ドローンのモバイル通信活用は「黎明期」だ、と博野氏は語る。これから、2つの方向性で、「自分たちが市場を作って、ユースケースを伝えていく」と、使命を感じているという。

1つは、測量や点検など、すでにドローンの市場が立ち上がっている領域。もう1つは、物流や監視など、ドローンの市場自体が黎明期にある領域だ。いずれも、モバイル通信の活用が広がり遠隔制御できることで、どのような業務効率化を図れるのか、新たな価値をいかに提供できるのか、ユースケースの確立を急ぐという。

そのために博野氏は、「いまはまだ"競争"じゃなく、"共創"という考えをしっかりと持っていたい」と話す。

博野氏:自治体や他社との連携においても、我々が利益を上げることだけを考えるのではなく、両者にとってメリットがあるような関係を常に意識していかなければ、ドローンの市場自体が広がらない。

その中でいま、特に注力している領域を尋ねると、博野氏は風力発電施設の点検に言及した。人災リスクや労働負荷に対して、ドローンが高い付加価値を提供できるためだ。

博野氏:現状は、高さ100m程度の風力発電設備をロープにぶら下がりながら、点検をしないといけない。ドローンで解決できる領域として、いの一番に取り組んできた。昨年は67基を点検したが、今年はもっと増やして実施していきたい。

陸上風力発電点検の実証の様子

今後は、ドローンを遠隔制御する運航管理システムに加えて、クラウドシステム上に構築したデータ分析システムの拡充を図り、提供する予定だという。ここでも、外部との共創を視野に入れる。

博野氏:用途最適化がポイントになる。内製かパートナーとのアライアンスかは、スピードと品質の観点で経営判断していく。また、海外製の品質のよいアプリケーションで、日本マーケットにリーチできていない企業を、いかに早く見つけて日本でサービス提供していくかなども考えていきたい。

このようなフェーズに入ってくると、新たな人材の確保も必要になる。今後は点検や測量などの専門的な業務知識を持つ人材の採用も進める。外部から招き入れた人材との"共創"が、どのような文化や強みを創出するのか楽しみだ。

日本の産業振興に貢献したい

最後に博野氏は、「やっぱり機体が重要だ」と話した。通信だけでは機体は動かない。通信を用いて機体を遠隔で制御するシステムが必要で、ゆえに同社はNEDO「DRESS プロジェクト」を通じて運航管理システムを開発してきた。

しかしそれも、物理的に飛行するものとしての機体があってこそ。市場を広げるため、機体に通信を実装する技術やドローン専用通信モジュールの開発、海外製機体との連携も推進する一方で、日本の産業振興という観点では、国産ドローンメーカーとの共創にも力を入れていると明かした。

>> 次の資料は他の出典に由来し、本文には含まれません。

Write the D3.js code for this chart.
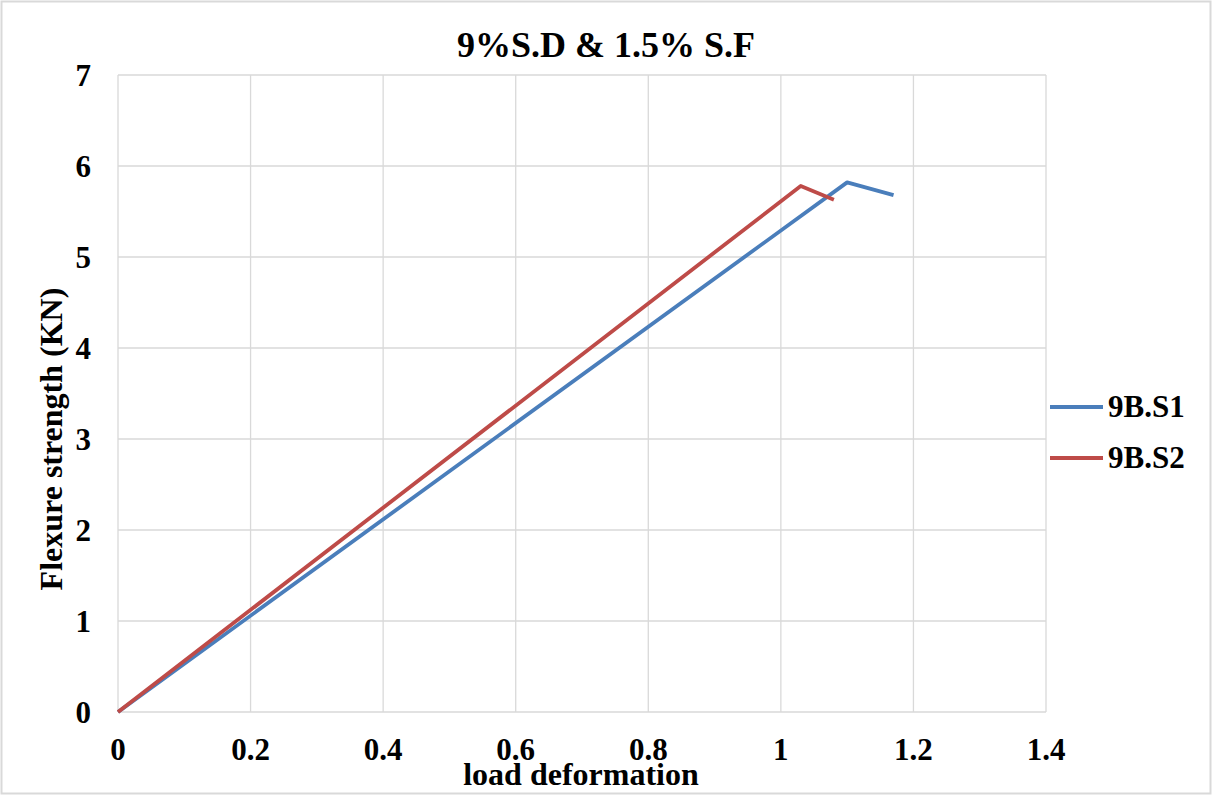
<!DOCTYPE html>
<html>
<head>
<meta charset="utf-8">
<script src="https://cdn.jsdelivr.net/npm/d3@7"></script>
<style>
  body { margin: 0; background: #fff; }
  text { font-family: "Liberation Serif", "Times New Roman", serif; font-weight: bold; fill: #000; }
</style>
</head>
<body>
<div id="chart"></div>
<script>
// values
const seriesNames = ["9B.S1", "9B.S2"];
const s1x = [0, 1.10, 1.17];
const s1y = [0, 5.82, 5.68];
const s2x = [0, 1.03, 1.08];
const s2y = [0, 5.78, 5.63];
const xTicks = [0, 0.2, 0.4, 0.6, 0.8, 1, 1.2, 1.4];
const yTicks = [0, 1, 2, 3, 4, 5, 6, 7];
const colors = ["#4a7ebb", "#be4b48"];

const W = 1213, H = 796;
const svg = d3.select("#chart").append("svg")
  .attr("width", W).attr("height", H);

// outer chart border
svg.append("rect")
  .attr("x", 1.5).attr("y", 1.5).attr("width", W - 4).attr("height", H - 4)
  .attr("fill", "#fff").attr("stroke", "#d9d9d9").attr("stroke-width", 2);

let x = d3.scaleLinear().domain([0, 1.4]).range([118, 1046]);
let y = d3.scaleLinear().domain([0, 7]).range([712, 75]);

// grid
svg.append("g").selectAll("line").data(xTicks).join("line")
  .attr("x1", d => x(d)).attr("x2", d => x(d))
  .attr("y1", y(0)).attr("y2", y(7))
  .attr("stroke", "#d9d9d9").attr("stroke-width", 1.3);
svg.append("g").selectAll("line").data(yTicks).join("line")
  .attr("x1", x(0)).attr("x2", x(1.4))
  .attr("y1", d => y(d)).attr("y2", d => y(d))
  .attr("stroke", "#d9d9d9").attr("stroke-width", 1.3);

// tick labels
svg.append("g").selectAll("text").data(xTicks).join("text")
  .attr("x", d => x(d)).attr("y", 760)
  .attr("text-anchor", "middle").attr("font-size", 31)
  .text(d => d);
svg.append("g").selectAll("text").data(yTicks).join("text")
  .attr("x", 91).attr("y", d => y(d) + 10.5)
  .attr("text-anchor", "end").attr("font-size", 31)
  .text(d => d);

// lines
var line = d3.line().x(d => x(d[0])).y(d => y(d[1]));
var data = [d3.zip(s1x, s1y), d3.zip(s2x, s2y)];
svg.append("g").selectAll("path").data(data).join("path")
  .attr("d", line)
  .attr("fill", "none")
  .attr("stroke", (d, i) => colors[i])
  .attr("stroke-width", 3.8)
  .attr("stroke-linejoin", "round");

// titles
svg.append("text").attr("x", 606).attr("y", 57)
  .attr("text-anchor", "middle").attr("font-size", 36)
  .text("9%S.D & 1.5% S.F");
svg.append("text").attr("x", 581).attr("y", 785)
  .attr("text-anchor", "middle").attr("font-size", 32)
  .text("load deformation");
svg.append("text")
  .attr("transform", "translate(62,439) rotate(-90)")
  .attr("text-anchor", "middle").attr("font-size", 32)
  .text("Flexure strength (KN)");

// legend
let lg = svg.append("g").selectAll("g").data(seriesNames).join("g")
  .attr("transform", (d, i) => `translate(1050,${407 + i * 51})`);
lg.append("line").attr("x1", 0).attr("x2", 53)
  .attr("stroke", (d, i) => colors[i]).attr("stroke-width", 3.8);
lg.append("text").attr("x", 58).attr("y", 10).attr("font-size", 31)
  .text(d => d);
</script>
</body>
</html>
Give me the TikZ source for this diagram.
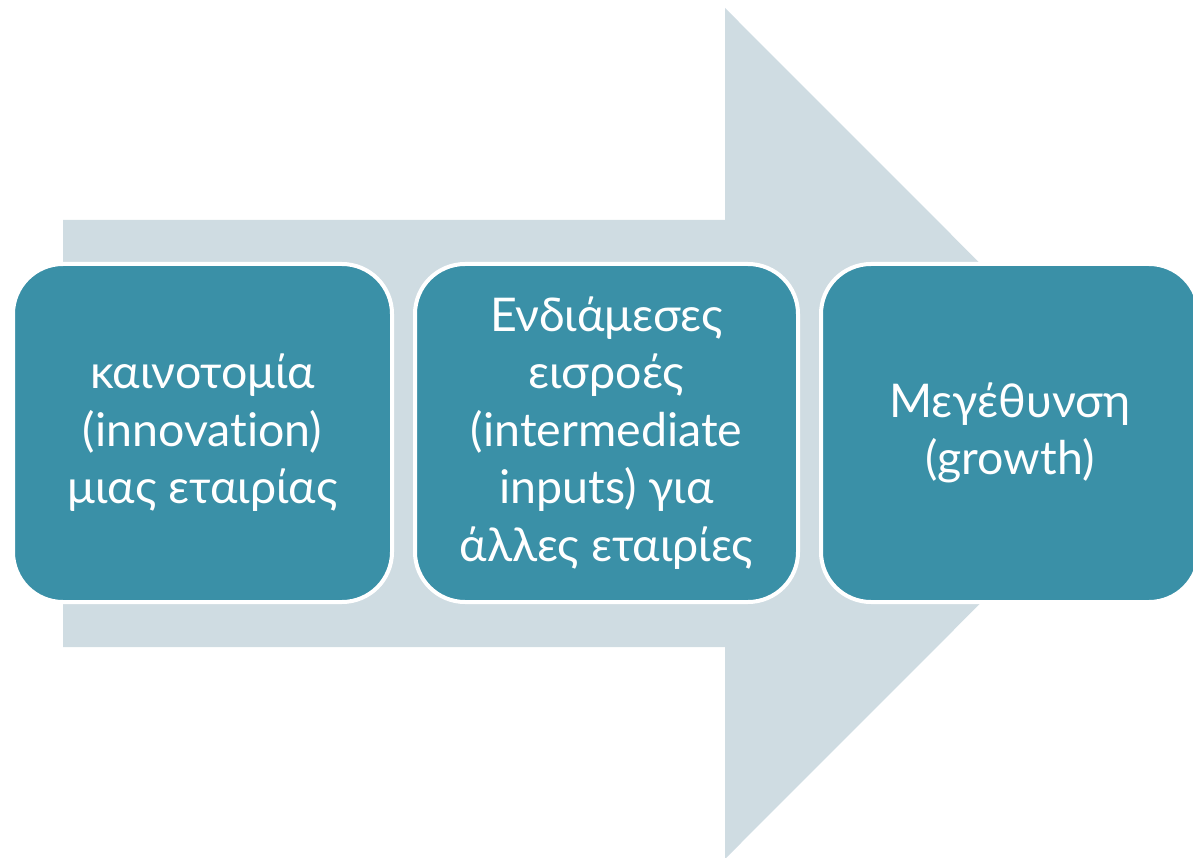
\documentclass[tikz,border=0pt]{standalone}
\usepackage{fontspec}
\setmainfont{Lato}[Ligatures=NoCommon]
\definecolor{arrowc}{HTML}{CFDCE2}
\definecolor{boxc}{HTML}{3A90A7}
\tikzset{
  stagebox/.style={draw=white, line width=4pt, fill=boxc, rounded corners=50pt,
    text=white, align=center, font=\fontsize{46.5}{57.5}\selectfont, inner sep=0pt,
    minimum height=338pt}
}
\begin{document}
\begin{tikzpicture}[x=1pt,y=-1pt]
\useasboundingbox (0,0) rectangle (1193,858);
\clip (0,0) rectangle (1193,858);
\fill[arrowc] (63,220) -- (725,220) -- (725,8) -- (1150,433.5) -- (725,859) -- (725,647) -- (63,647) -- cycle;
\node[stagebox, minimum width=379pt] (a) at (202.5,433) {καινοτομία\\(innovation)\\μιας εταιρίας};
\node[stagebox, minimum width=383pt] (b) at (606.5,433) {Ενδιάμεσες\\εισροές\\(intermediate\\inputs) για\\άλλες εταιρίες};
\node[stagebox, minimum width=378pt] (c) at (1010,433) {Μεγέθυνση\\(growth)};
\end{tikzpicture}
\end{document}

博野氏:日本はカスタマーの品質基準が厳しい。日本で培った品質を将来的には、海外でも競争力のあるメイドインジャパンの機体に昇華する流れを作っていけるよう、我々も国産メーカーの方々をサポートさせていただきたい。

日本の産業振興という観点では、国産の機体を操縦できる方がまだまだ少ないのも課題。国産ドローンの操縦者育成も、当社でやっていきたい。KDDIスマートドローンは、モバイル通信によってドローンの未来を作る会社として、お客様にサービスを提供するために必要な機能を提供していきたい。

当面の目標は、「2024年度までに売上100億円。空のドローンでユースケースを開拓して事業を拡大し、収益化を図ること」としながらも、博野氏はすでにその先も見据えている。

博野氏:2021年には水空合体ドローンも発表したが、将来的には、スマートドローンのプラットフォームの適用範囲を、空、陸、海にまで広げ、あらゆるモビリティがつながるプラットフォームへと進化させていきたい。

博野氏は、このように語ってインタビューを締め括った。